Extreme heat waves like the one that gripped the West Coast from late June to mid-July last year are caused by exceptionally strong, stubborn ridges of high pressure over the region. They push downward in the atmosphere and squeeze the protective marine layer out. This record heat, which affected much of western North America, is considered an example of how human-caused climate change amplifies weather extremes.
Scientists are studying the ways that climate change may be chipping away at the coastal marine layer. A study published in 2018 found that the frequency of coastal stratus clouds had declined by 20% to 50% since the 1970s as a result of urbanization and production of greenhouse gases. Another study has shown that a decline in coastal fog in Southern California is partly due to the urban heat-island effect — in which concentrations of buildings and paved areas absorb and release more of the sun’s energy than areas covered with greenery.

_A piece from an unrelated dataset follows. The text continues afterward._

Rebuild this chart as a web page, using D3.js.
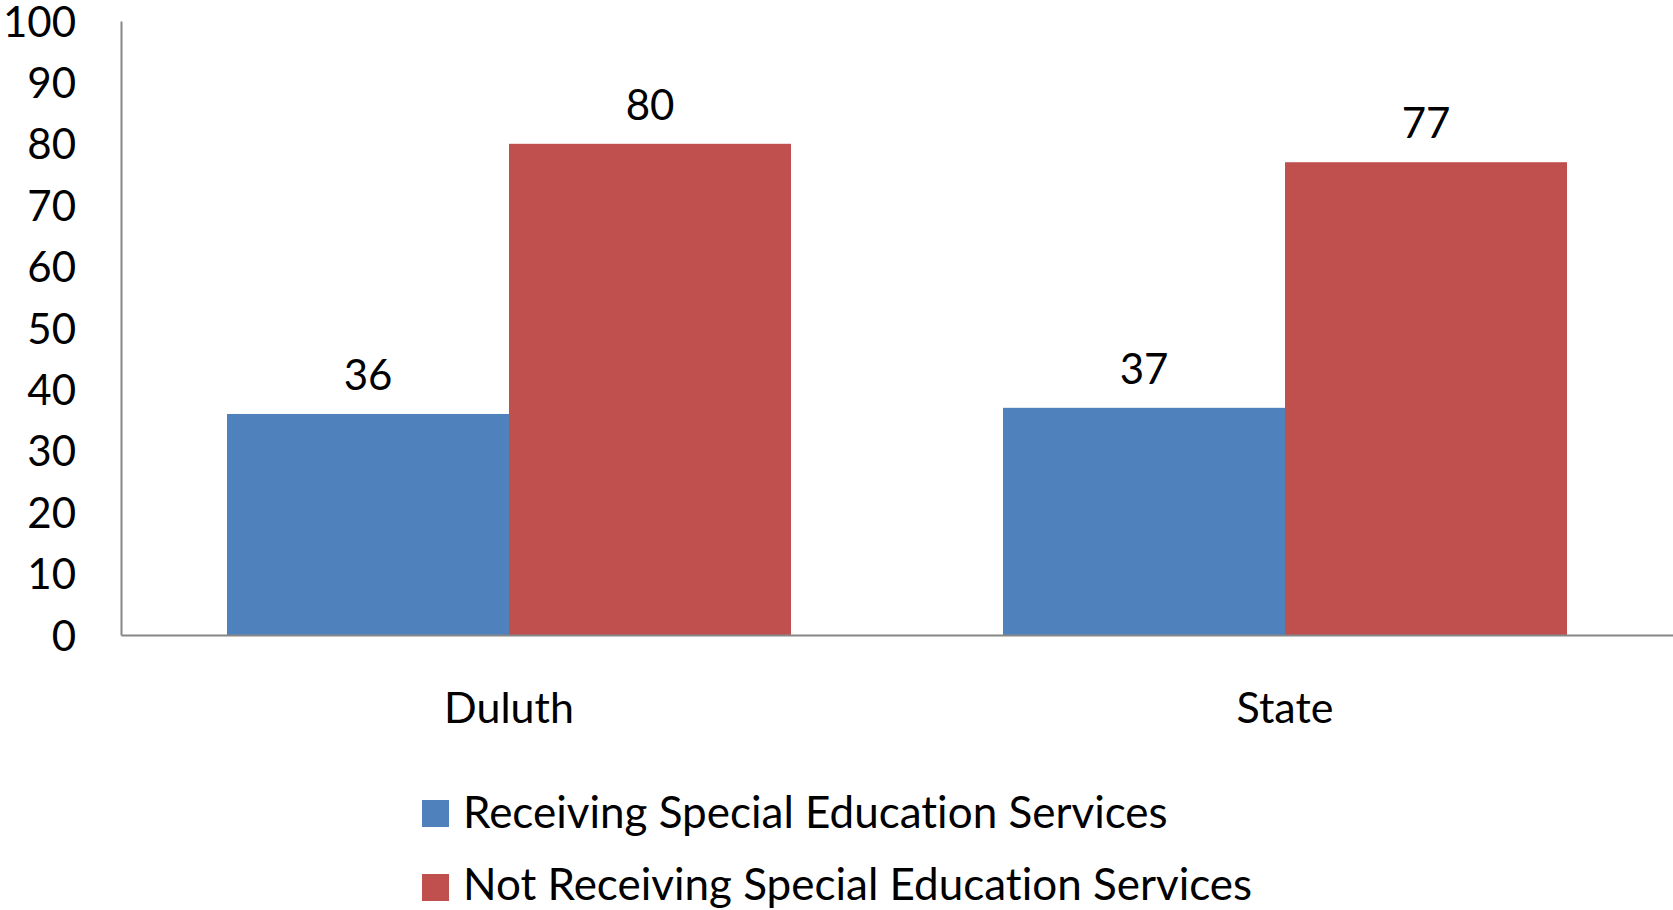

A Caltech study in 2019 suggested that concentrations of carbon dioxide in the atmosphere could wipe out the marine stratus clouds, which cover about 20% of subtropical oceans, in places such as coastal California and Peru, potentially triggering a spike in global warming.
Another study in April found the evaporative demand, or atmospheric “thirst,” across much of the western U.S. is increasing. Abatzoglou said the onset of morning low clouds and fog may shift a bit into early May as the storm track shifts northward and California sees drier springs. “What that portends for the dissipation of fog season is, well, foggy,” he added.
Marine-layer clouds are among the largest sources of climate uncertainty, said Nicholas Lutsko, an assistant professor at UC San Diego’s Scripps Institution of Oceanography. There’s a growing consensus that there will be less cloud cover in the future, he said, although the reasons are complex. These include factors such as sea-surface temperatures, relative humidity, near-surface winds and atmospheric CO2 levels.
“There isn’t necessarily a smoking gun for explaining why low cloud cover decreases, though there’s a lot of evidence now that it does,” he said.
How the clouds form is not a mystery. A semi-permanent area of high pressure sets up over the eastern Pacific in the spring and summer. Meanwhile, there is lower pressure inland in California. Since high pressure flows toward lower pressure, this sets up the prevailing northwest onshore winds that blow along the California coast.
The northwest winds contribute to upwelling, where the cold California Current flows southward from Alaska. Surface waters are pushed aside by the winds and are replaced with cold water from the deep. When moist sea breezes blow across this frigid water, the air is chilled and the water vapor condenses into clouds.
In the atmosphere, temperature normally decreases with altitude. But this chilled layer is much colder than the air immediately above it. The warmer layer acts like a lid or cover trapping the cold air at the surface, in what is called a temperature inversion.
The depth of the marine layer can vary. If the inversion “lid” is shallow or low in altitude, it confines the marine layer to the coastal beaches. For example, high pressure aloft can squeeze the temperature inversion closer to the ground — below 1,000 feet above sea level — creating dense fog. In other words, a cloud that is at ground level, explained Eric Boldt, a meteorologist with the National Weather Service in Oxnard.
If the high pressure overhead weakens, the inversion can deepen to more than 1,000 feet. That allows the clouds to form above the ground, creating less fog. “Once the inversion gets to 1,500 feet or higher, that’s when you begin to see clouds and fog further inland across the San Fernando and San Gabriel valleys, bumping up to the foothills near Pasadena,” Boldt said.
When lower pressure approaches the region, the inversion can lift above 3,000 to 3,500 feet, he said. That would push the marine layer well into the mountains or the canyons of the Antelope Valley.
When the northwest winds come down the Central Coast, they interact with the coastal topography as they round Point Conception, behaving much as water does on the downstream side of rocks or obstructions in a river. They can weaken and turn southeasterly over the Southern California Bight, the sweeping concave curvature of the coast that stretches south to the Mexican Border, and includes the Channel Islands.
These veering winds form a counterclockwise eddy circulation near Catalina Island. This coastal or Catalina eddy acts like a tiny low-pressure system that lifts the air and condenses water vapor into low clouds that can produce night and morning drizzle over the ocean and nearby coastal areas.
With the arrival of summer, high pressure usually strengthens over the Southwest. That eliminates the inversion lid, or there sometimes is weak offshore flow replacing the northwesterly onshore winds. The temperature difference between the ocean and the nearby land is reduced, decreasing significant cloud development. Northwest winds and eddies can persist — although they’re often weaker — in the summer and still occasionally give us clouds near the beaches, Boldt said.
High pressure over the Southwest means beachgoers can expect more clear skies, but the moist, protective marine layer that pushes into the inland valleys earlier in the season is largely gone. That means the region is entirely at the mercy of the sun and its heat, except where monsoon thunderstorms produce late-summer clouds. Next up is autumn, which is the cue for crackling dry Santa Ana winds and high fire danger.